Within those few days, we also visited the La Chascona Museum dedicated to the famous local poet. We were very pleased with the visit to the museum because in general, we like the house museums. It is exciting to see how the rich and famous have lived. In addition, the museum was very well structured and informative. We recommend it to anyone who visits Santiago. Another museum we went through was the Violeta Parra Museum dedicated to a local musician.

Our favorite place we visited is Baha ‘s temple. It is a bit outside of the city, but it is undoubtedly worth the effort to get there. We were lucky, because Conzalo’s friends joined us, so we didn’t have to take the metro or bus, and instead we got there by car. The temple itself is very impressive. It symbolizes the flower of hope and is a place open to all people not only to prayers. The temple is built on an ideal spot because on top of the hill you can observe the whole city of Santiago in its full glory.


Conzalo also introduced us to some local cuisine and took us to a restaurant where we could taste pastel de choclot. This is definitely one of the foods the recipe we will take home. In addition, Conzalo also introduced to us the culture of the empanadas. In Chile, it is almost compulsory to taste the “pina empanadas” which is a local traditional pie filled with beef, egg, and olives. If a Chileans go out to drink to a bar to have a beer or wine, then it is also almost obligatory to have French fries, which are overlaid with beef and cheese. It is a traditional shared snack plate just like a garlic bread in Estonia. In Chile, it’s easy with wine, just choose a bottle from the store and you can be sure it’s a quality wine. It is not necessary to spend too much choosing a good wine because almost all local wines are good.

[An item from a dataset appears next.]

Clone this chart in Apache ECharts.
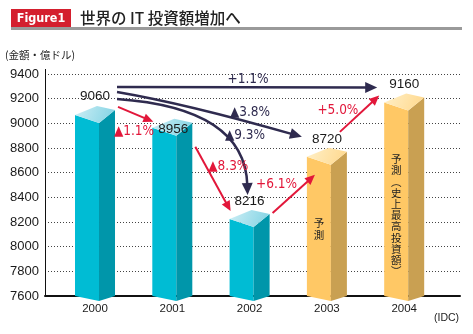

During our stay in Santiago, we also managed to take one day for hiking. Since Conzalo is also a big fan of hiking, he invited us to explore the waterfalls near San Jose del Maipos together with a friend of his. First, there was quite a few hours’ drive with a car. There is nothing close in a big country like Chile. We drove almost to Argentina. But we didn’t complain, because the place we went to was really wonderful. Although, due to the low water in the summer, the water was a bit darker and maybe not as beautiful as it usually is, but still we were fascinating. We walked up along the waterfalls until we reached the highest of them. We had a little cold shower in the water and enjoyed quiet and peace because besides us there were no other people.


Next, we had a choice to either go see another major waterfall or take a short hike to the Mirador de Condores. The hike supposed to be simple on the relatively flat terrain (at least this is what we were told). So we decided to take a walk. Quite quickly, it turned out that the so-called “easy hike” means walking for 2 hours up the hill. We were not well prepared for this, because Jaanus was wearing his crocks and Kaija her simple sneakers. We were quite dispirited at first. But when we arrived, we immediately felt happy because the views that opened to us were just wonderful! We started to prepare dinner and enjoy wine and cheese. We were fortunate enough because there were a number of condors flying above our heads. The people who we saw returning said they couldn’t see any, but we saw many of them! Maybe because it was already late, almost sunset and the birds came out of their nests to look for food. So we admire the sunset while observing the condors. Although we had to return in complete darkness, down the hill, we were happy. This was our first experience in the darkness in the desert, surrounded by cactuses, on the unknown trail. Fortunately, the stars were shining so beautifully that we didn’t even bother the fact that we got lost a few times on the way back. In the end, we still made it back to our car alive and healthy.


To sum up, we were very pleased with 4 days spent in Santiago! We’ve realized that we should definitely use more Couchsurfing in the future because from the locals we get very different and better suggestions than those we usually find on the Internet. Conzalo made our time in Santiago really special and a thousand thanks to him for this!